Upskilling and the workforce was equally a key sector in Europe.

“[It’s] everything from Amazon training through to new forms of MBAs coaching, all sorts of different upskilling areas… Around 50% of these EdTech 100 in Europe are in the workforce sector, followed by K12 and higher education,” said HolonIQ CEO and co-founder Maria Spies.

“Around 50% of these EdTech 100 in Europe are in the workforce sector, followed by K12 and higher education”

“We do see that quite a lot in different parts of the world as the focus on jobs and skills becomes ever more urgent.”

Latin America is super strong also in upskilling, language learning in particular, and very dominated by K12 teams. Moving forward through to Nordic-Baltic, [it has a] very strong sense of teacher and student support and technology integration.

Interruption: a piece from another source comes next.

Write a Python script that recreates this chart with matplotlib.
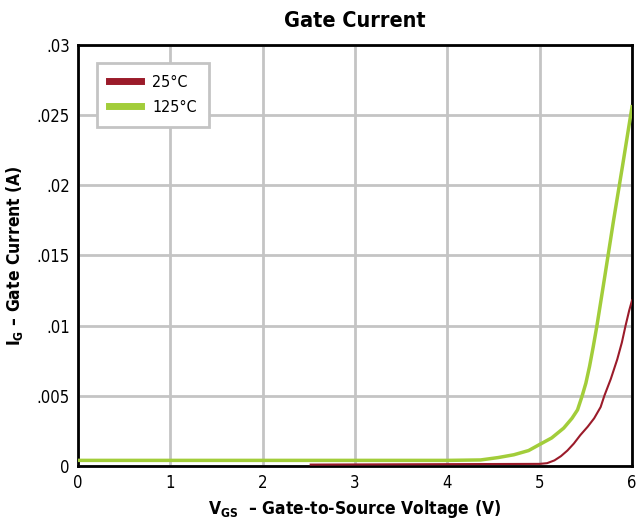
import matplotlib
matplotlib.use('Agg')
import matplotlib.pyplot as plt
from matplotlib.lines import Line2D

plt.rcParams['font.family'] = ['DejaVu Sans']
plt.rcParams['font.stretch'] = 'condensed'
plt.rcParams['mathtext.fontset'] = 'custom'
plt.rcParams['mathtext.rm'] = 'DejaVu Sans:bold'
plt.rcParams['mathtext.it'] = 'DejaVu Sans:bold'

# 125C curve
x125 = [0.0, 4.0, 4.36, 4.55, 4.72, 4.88, 4.99, 5.13, 5.26, 5.35, 5.41, 5.46, 5.50, 5.54, 5.58, 5.62, 5.70, 5.8, 5.9, 6.0]
y125 = [0.0004, 0.0004, 0.00043, 0.0006, 0.0008, 0.0011, 0.0015, 0.002, 0.0027, 0.0034, 0.004, 0.005, 0.0059, 0.0071, 0.0085, 0.01, 0.0133, 0.0175, 0.0215, 0.0256]
# 25C curve
x25 = [2.52, 3.5, 4.5, 5.0, 5.08, 5.16, 5.23, 5.3, 5.37, 5.44, 5.52, 5.59, 5.66, 5.70, 5.77, 5.84, 5.89, 5.93, 5.97, 6.0]
y25 = [0.0001, 0.00012, 0.00014, 0.00015, 0.0002, 0.0004, 0.0007, 0.0011, 0.0016, 0.0022, 0.0028, 0.0034, 0.0042, 0.005, 0.0062, 0.0076, 0.0088, 0.01, 0.0111, 0.0118]

xticks = [0, 1, 2, 3, 4, 5, 6]
yticks = [0, 0.005, 0.01, 0.015, 0.02, 0.025, 0.03]
ylabels = ['0', '.005', '.01', '.015', '.02', '.025', '.03']

red = '#9b1b2a'
green = '#a2cd3a'

fig = plt.figure(figsize=(6.41, 5.25), dpi=100)
ax = fig.add_axes([0.1217, 0.1124, 0.8643, 0.8019])

ax.plot(x25, y25, color=red, lw=1.5, zorder=3)
ax.plot(x125, y125, color=green, lw=2.5, zorder=3)

ax.set_xlim(0, 6)
ax.set_ylim(0, 0.03)
ax.set_xticks(xticks)
ax.set_yticks(yticks)
ax.set_yticklabels(ylabels)
ax.tick_params(length=0, labelsize=12, pad=6)
ax.grid(True, color='#c4c4c4', lw=2)
ax.set_axisbelow(True)
for s in ax.spines.values():
    s.set_linewidth(2)
    s.set_color('black')

ax.set_title('Gate Current', fontsize=15.5, fontweight='bold', pad=13)
ax.set_xlabel(r'V$_{\mathrm{GS}}$  – Gate-to-Source Voltage (V)', fontsize=12.5, fontweight='bold', labelpad=4)
ax.set_ylabel(r'I$_{\mathrm{G}}$ – Gate Current (A)', fontsize=12.5, fontweight='bold', labelpad=8)

handles = [Line2D([], [], color=red, lw=5), Line2D([], [], color=green, lw=5)]
leg = ax.legend(handles, ['25°C', '125°C'], loc='upper left', bbox_to_anchor=(0.034, 0.957),
                borderaxespad=0, fancybox=False, framealpha=1, edgecolor='#c4c4c4', fontsize=11.5,
                handlelength=2.0, handletextpad=0.7, borderpad=0.75, labelspacing=0.6)
leg.get_frame().set_linewidth(2)

fig.savefig('out.png', dpi=100)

“And then moving forward through to Russia and CIS, a lot of upskilling and deep tech cybersecurity machine learning and quite a lot of big tech companies there,” Spies added.

“[In] Australia and New Zealand, [it’s] relatively mixed but lots of support for institutions in the education, management and analytics.”

The company additionally listed 20 global edtech unicorns (a startup or company valued at over $1 billion), of which nine come from China, two from India, eight from the US and one from Canada.

The top three unicorns were all tutoring companies, with Chinese platform Yuanfudao coming first followed by Byju’s from India, and China’s Zuoyebang. Rounding out the top five were Chinese language platform VIPKid and the US MOOC Udemy.